Seoul, Oct 8 (IANS): Samsung Electronics on Tuesday estimated its third-quarter (Q3) operating profit nearly tripled, but missed market expectations due to the lukewarm performance of its high-end memory chips used in artificial intelligence (AI) computing.
The world's biggest maker of memory chips expected an operating profit of 9.1 trillion won ($6.8 billion) for the third quarter, up 274.5 per cent from a year earlier, Samsung Electronics said in a regulatory filing.
But operating profit retreated 12.8 per cent from three months earlier.
Revenue increased 17.2 per cent to a record 79 trillion won for the July-September period. The company did not disclose the data for net earnings in the guidance.
The operating profit was 11.7 per cent lower than the average estimate, according to a survey by Yonhap Infomax, the financial data firm of Yonhap News Agency.
Experts forecast that Samsung Electronics' lower-than-expected earnings report is attributable to sluggish shipment of memory chips due to contracting sales of smartphones and personal computers.
The company's slower performance in high-bandwidth memory business also weighed heavily on the third-quarter report.
Samsung Electronics' latest eight- and 12-layer HBM3E chips are currently undergoing quality tests by U.S. AI chip giant Nvidia Corp.
Its Korean rival SK hynix, however, has already begun supplying its 12-layer HBM3E products to Nvidia.

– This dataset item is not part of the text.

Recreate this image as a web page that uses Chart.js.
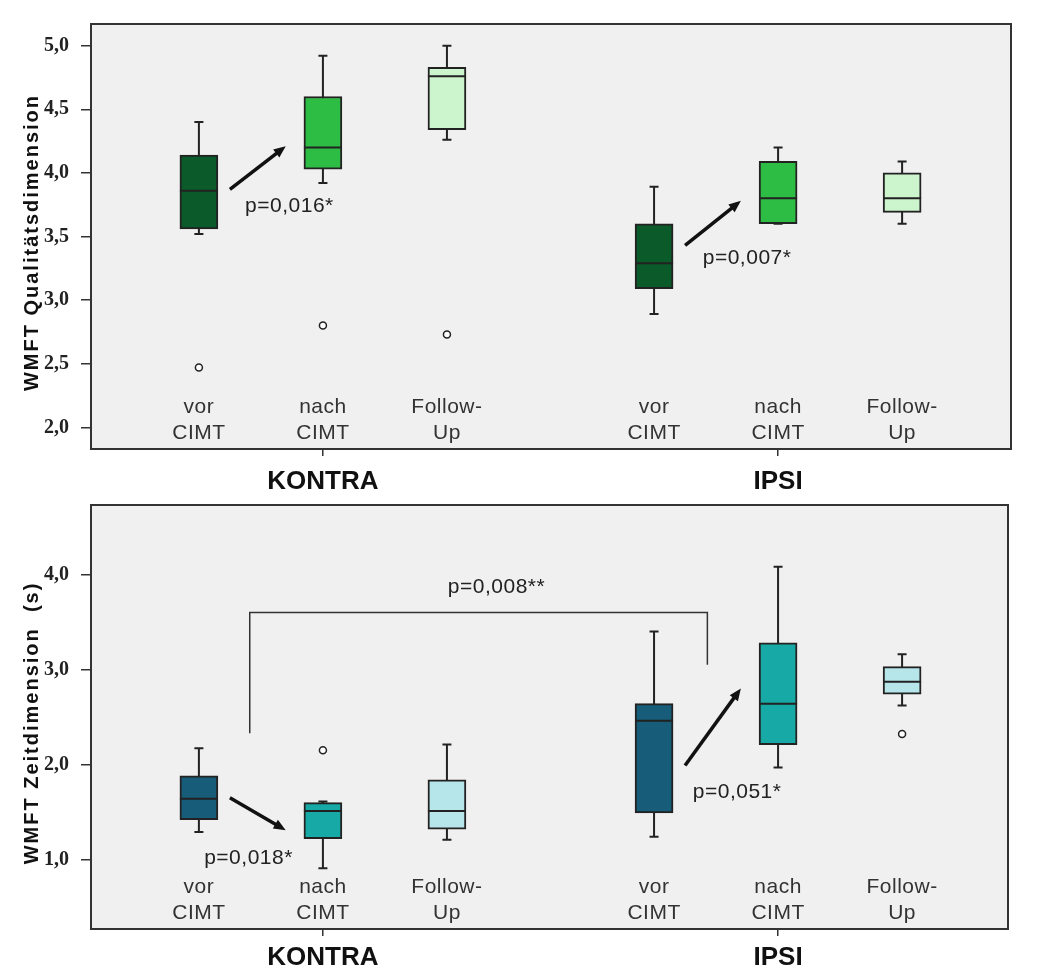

"Commercialisation of our HBM3E to major customers has been delayed compared to expectations," Samsung Electronics said in a statement. "Our device experience division performed better thanks to strong sales of flagship smartphones, and our display business improved to some extent due to new product launches."
Samsung Electronics did not disclose a detailed earnings report of its business divisions, but the market forecast that the company's semiconductor business earned around 5.3 trillion won in operating profit for the third quarter.
Its memory chip business is expected to log 6 trillion won in operating profit, offset by continued losses from its foundry business.